Gervase Markham, A health to the gentlemanly profession of seruingmen, 1598
This is part of a song reported by Markham (it’s not clear whether he wrote the song or has just heard it), and, like much of the text, it laments the “decay of hospitality”, blaming it on, amongst other things, excessive spending on such luxuries as “costly and fashionate Apparrel”. The honest and dedicated servingmen, unlike their selfish employers, apparently regret this change as much as Markham. Beef, bread and beer seems to stand for a kind of honest generosity, something basic and fueling, down to earth, and available for everyone – officers, servingmen and visitors alike.

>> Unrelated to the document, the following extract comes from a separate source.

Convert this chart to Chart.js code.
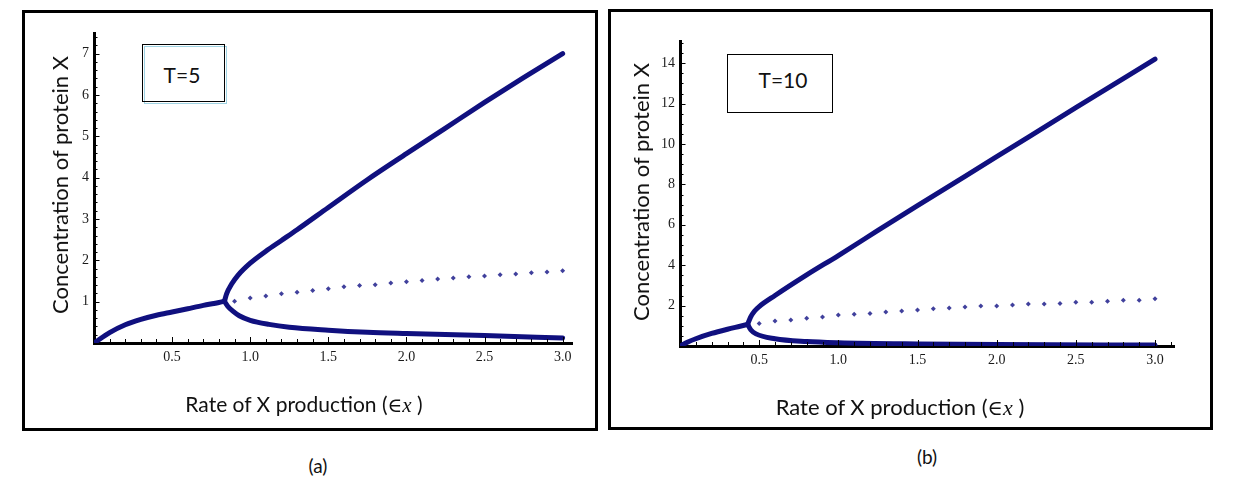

Perhaps unsurprisingly given their apparent status as the staples of a good diet, beef, bread and beer also turn up in several travel narratives. I found a few examples, but here’s my favourite, the seafarer Luke Foxe describing the provisions for his expedition to investigate the North-West Passage:
I was Victualed compleatly for 18 Moneths, that whether the Baker, Brewer, Butcher, and other, were Mr. of their Arts or professionsor no I know not, but this I am sure of, I had excellent fat Beefe, strong Beere, good wheaten Bread, good Iseland Ling, Butter and Cheese of the best, admirable Sacke and Aqua-vita, Pease, Oat-meale, Wheat-meale, Oyle, Spice, Suger, Fruit and Rice; with Chyrurgerie, as Sirrups, lulips, condits, trehissis, antidotes, balsoms, gummes, vnguents, implaisters, oyles, potions, suppositors, and purging Pils, and if I had wanted Instruments my Chyrurgion had enough.
Luke Foxe, North-West Fox, 1635
Note how, while Foxe describes a number of other provisions, he foregrounds beef, beer and bread and his cooks are “the Baker, Brewer, Butcher, and other” – clearly the three Bs are considered the essentials. However, those travelling on other ships, perhaps those without master bakers on board, would have to make do with the slightly less appealing beef, biscuit and beer, which is mentioned in a few texts including Richard Hakluyt’s The principal nauigations, voyages, traffiques and discoueries of the English nation made by sea or ouer-land (1599-1600).
The earliest example of the phrase I have found (and of course please note that this is by no means an exhaustive study, just a brief lurk around EEBO on a wintery Friday afternoon!) comes from Holinshed’s Chronicle (first published in 1577):
for they were woont to haue banketing at euerie station, a thing commonlie practised by the religious in old time, wherewith to linke in the commons vnto them, whom anie man may lead whither he will by the bellie, or as Latimer said, with beefe, bread and beere
As you can see, that this clearly points to an earlier usage, but I’m really not sure who the Latimer in question is. I thought it might be Hugh Latimer, but a cursory EEBO search of his works turned up nothing that looks remotely like the phrase.
So, it seems like beef, when accompanied by bread and beer, was the food of the traveling worker – a hospitable welcome for those touring about great houses with their employers and a staple on the high seas for the adventuring seafarer. Beer was a very common drink in early modern England, it was drunk by all at any hour of the day, with breakfast, lunch and dinner. Servants and other workers were often provided with beer as part of their payment, particularly in country houses which often had their own breweries. If beer was a part of everyday life, then I suppose this little phrase suggests that beef and bread were too. It seems to me that “beef, bread and beer” is the early modern equivalent of the 20th century’s “meat and two veg”, representing a balanced meal in the eyes of the consumers of the time. In fact, the combination is still alive and well today as a trip down to your local chain pub will no doubt attest – I refer to the ubiquitous “burger and a pint” deals that can be found on many a high street!
I’m currently trawling through the early modern cookbooks for a good beef recipe to try out soon, I will keep you posted and hopefully have a follow up post within a week or two. After that, I think it will be time to get Christmassy.